_Work required:_ Set down word for word each line from the start of the listing through the line that contains "diag_y = [100, 1000000]", both included.

Start of Material shown

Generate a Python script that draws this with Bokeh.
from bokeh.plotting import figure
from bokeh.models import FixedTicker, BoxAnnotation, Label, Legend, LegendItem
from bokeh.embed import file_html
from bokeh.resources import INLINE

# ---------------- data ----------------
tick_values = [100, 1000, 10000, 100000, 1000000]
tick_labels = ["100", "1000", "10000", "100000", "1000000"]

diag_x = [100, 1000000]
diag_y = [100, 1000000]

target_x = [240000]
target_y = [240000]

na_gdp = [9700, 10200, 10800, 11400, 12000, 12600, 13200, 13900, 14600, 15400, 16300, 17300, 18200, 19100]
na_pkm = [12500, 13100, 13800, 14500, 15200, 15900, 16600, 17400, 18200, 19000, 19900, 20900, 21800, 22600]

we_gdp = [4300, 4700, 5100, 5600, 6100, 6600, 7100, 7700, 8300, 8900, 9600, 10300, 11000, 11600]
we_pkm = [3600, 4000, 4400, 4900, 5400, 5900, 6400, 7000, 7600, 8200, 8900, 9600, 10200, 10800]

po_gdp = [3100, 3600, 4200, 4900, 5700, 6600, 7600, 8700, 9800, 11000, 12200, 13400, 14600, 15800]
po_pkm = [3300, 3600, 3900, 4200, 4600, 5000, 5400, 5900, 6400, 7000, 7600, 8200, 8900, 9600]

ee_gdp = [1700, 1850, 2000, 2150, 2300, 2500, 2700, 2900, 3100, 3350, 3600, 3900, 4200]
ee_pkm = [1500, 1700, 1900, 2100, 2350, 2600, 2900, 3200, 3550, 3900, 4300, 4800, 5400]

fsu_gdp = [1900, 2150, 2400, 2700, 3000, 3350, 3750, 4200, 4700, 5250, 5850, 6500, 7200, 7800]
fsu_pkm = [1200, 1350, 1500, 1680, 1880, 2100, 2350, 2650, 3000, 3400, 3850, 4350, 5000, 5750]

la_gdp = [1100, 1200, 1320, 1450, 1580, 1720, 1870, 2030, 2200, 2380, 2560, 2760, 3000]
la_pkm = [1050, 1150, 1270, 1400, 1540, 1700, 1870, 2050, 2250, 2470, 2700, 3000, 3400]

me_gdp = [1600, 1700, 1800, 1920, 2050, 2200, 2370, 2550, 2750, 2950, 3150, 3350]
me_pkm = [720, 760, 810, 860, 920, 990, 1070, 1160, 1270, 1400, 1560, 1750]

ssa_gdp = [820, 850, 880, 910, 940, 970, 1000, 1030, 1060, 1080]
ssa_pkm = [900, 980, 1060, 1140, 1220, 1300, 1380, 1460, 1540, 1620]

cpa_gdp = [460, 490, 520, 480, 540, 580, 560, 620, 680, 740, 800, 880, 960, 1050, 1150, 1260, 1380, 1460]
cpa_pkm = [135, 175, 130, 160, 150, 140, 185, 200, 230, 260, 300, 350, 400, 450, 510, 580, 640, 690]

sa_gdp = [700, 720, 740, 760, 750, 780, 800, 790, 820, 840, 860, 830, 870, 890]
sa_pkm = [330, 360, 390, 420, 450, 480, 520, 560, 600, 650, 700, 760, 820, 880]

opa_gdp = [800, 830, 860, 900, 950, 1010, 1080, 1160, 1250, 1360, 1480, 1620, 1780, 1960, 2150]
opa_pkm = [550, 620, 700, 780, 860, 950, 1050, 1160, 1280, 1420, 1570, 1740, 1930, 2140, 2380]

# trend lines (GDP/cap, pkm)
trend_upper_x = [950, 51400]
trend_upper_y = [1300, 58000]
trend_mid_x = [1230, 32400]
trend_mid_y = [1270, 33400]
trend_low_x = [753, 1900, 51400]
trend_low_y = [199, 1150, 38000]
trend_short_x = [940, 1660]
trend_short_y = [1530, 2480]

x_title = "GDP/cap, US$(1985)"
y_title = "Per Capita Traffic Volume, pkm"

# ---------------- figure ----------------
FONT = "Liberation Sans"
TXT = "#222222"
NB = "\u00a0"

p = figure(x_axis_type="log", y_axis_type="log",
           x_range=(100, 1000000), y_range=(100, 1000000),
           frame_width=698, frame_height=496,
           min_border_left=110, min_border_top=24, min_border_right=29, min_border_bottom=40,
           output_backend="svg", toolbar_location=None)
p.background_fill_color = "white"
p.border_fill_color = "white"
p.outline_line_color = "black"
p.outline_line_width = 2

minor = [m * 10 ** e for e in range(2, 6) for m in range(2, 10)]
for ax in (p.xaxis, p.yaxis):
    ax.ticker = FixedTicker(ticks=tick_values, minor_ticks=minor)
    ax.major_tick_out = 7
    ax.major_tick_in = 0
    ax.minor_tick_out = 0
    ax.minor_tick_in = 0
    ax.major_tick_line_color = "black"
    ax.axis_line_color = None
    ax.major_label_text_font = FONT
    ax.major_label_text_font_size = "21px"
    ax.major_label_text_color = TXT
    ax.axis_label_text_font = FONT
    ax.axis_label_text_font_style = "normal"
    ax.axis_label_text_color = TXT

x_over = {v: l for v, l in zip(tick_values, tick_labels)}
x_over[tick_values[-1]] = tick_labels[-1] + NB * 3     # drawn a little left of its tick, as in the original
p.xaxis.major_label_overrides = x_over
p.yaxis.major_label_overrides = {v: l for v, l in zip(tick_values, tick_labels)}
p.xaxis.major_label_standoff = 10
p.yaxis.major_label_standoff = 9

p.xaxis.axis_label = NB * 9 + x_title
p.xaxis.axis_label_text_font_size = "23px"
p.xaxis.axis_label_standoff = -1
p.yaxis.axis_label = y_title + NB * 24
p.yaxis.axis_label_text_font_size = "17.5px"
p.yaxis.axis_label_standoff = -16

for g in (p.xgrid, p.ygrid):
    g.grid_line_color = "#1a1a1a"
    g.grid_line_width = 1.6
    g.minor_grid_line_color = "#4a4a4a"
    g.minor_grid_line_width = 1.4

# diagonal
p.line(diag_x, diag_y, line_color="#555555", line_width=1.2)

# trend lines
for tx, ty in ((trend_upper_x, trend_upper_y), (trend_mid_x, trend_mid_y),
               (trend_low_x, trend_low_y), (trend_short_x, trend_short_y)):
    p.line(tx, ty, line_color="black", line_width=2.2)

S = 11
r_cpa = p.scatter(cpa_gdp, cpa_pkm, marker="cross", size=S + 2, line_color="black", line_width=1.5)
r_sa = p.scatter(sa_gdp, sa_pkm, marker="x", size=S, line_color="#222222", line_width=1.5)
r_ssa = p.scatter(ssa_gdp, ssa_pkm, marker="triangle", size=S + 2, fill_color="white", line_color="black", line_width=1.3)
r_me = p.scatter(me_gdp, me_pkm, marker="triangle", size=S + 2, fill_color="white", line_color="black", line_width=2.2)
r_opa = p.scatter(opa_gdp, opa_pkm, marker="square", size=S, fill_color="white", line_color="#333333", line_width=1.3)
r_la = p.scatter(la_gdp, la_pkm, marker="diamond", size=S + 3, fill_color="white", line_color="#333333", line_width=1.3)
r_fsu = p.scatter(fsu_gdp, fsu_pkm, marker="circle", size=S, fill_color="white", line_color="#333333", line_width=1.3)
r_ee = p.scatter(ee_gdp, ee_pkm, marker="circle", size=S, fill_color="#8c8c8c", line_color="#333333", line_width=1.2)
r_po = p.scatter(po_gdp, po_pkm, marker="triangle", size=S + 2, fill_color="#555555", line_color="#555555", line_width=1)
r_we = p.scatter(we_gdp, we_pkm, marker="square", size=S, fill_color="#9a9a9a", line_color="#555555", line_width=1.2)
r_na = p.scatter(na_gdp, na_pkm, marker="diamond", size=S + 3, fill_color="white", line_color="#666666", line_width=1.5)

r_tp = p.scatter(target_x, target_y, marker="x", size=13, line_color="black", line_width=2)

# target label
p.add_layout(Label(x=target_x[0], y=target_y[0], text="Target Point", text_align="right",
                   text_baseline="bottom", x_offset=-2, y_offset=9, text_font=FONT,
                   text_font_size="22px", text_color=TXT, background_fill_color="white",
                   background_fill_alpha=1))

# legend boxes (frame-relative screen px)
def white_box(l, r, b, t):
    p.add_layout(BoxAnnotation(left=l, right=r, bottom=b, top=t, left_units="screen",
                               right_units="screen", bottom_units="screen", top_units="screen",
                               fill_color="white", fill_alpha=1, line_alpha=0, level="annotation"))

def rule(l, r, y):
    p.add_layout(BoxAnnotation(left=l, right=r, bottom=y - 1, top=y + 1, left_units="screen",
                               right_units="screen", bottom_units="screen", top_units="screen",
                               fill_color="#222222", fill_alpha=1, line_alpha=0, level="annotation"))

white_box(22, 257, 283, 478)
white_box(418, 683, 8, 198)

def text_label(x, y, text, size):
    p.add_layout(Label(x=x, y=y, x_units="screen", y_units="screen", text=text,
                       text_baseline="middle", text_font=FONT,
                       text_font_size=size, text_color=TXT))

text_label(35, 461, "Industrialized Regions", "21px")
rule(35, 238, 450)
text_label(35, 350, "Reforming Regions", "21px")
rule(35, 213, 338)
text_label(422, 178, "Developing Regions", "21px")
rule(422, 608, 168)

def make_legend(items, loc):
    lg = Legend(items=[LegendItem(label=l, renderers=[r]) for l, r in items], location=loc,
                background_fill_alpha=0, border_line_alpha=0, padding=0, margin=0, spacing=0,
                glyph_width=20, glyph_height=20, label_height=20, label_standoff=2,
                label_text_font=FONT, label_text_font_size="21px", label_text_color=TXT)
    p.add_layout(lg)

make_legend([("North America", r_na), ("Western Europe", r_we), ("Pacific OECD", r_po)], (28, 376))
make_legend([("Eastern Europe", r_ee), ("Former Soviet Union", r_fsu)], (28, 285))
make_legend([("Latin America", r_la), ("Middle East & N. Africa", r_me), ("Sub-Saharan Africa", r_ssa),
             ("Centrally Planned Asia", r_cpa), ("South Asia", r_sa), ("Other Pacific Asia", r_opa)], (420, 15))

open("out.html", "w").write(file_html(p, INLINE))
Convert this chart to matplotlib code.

End of Material shown

_Response to this task:_
Generate a Python script that draws this with Bokeh.
from bokeh.plotting import figure
from bokeh.models import FixedTicker, BoxAnnotation, Label, Legend, LegendItem
from bokeh.embed import file_html
from bokeh.resources import INLINE

# ---------------- data ----------------
tick_values = [100, 1000, 10000, 100000, 1000000]
tick_labels = ["100", "1000", "10000", "100000", "1000000"]

diag_x = [100, 1000000]
diag_y = [100, 1000000]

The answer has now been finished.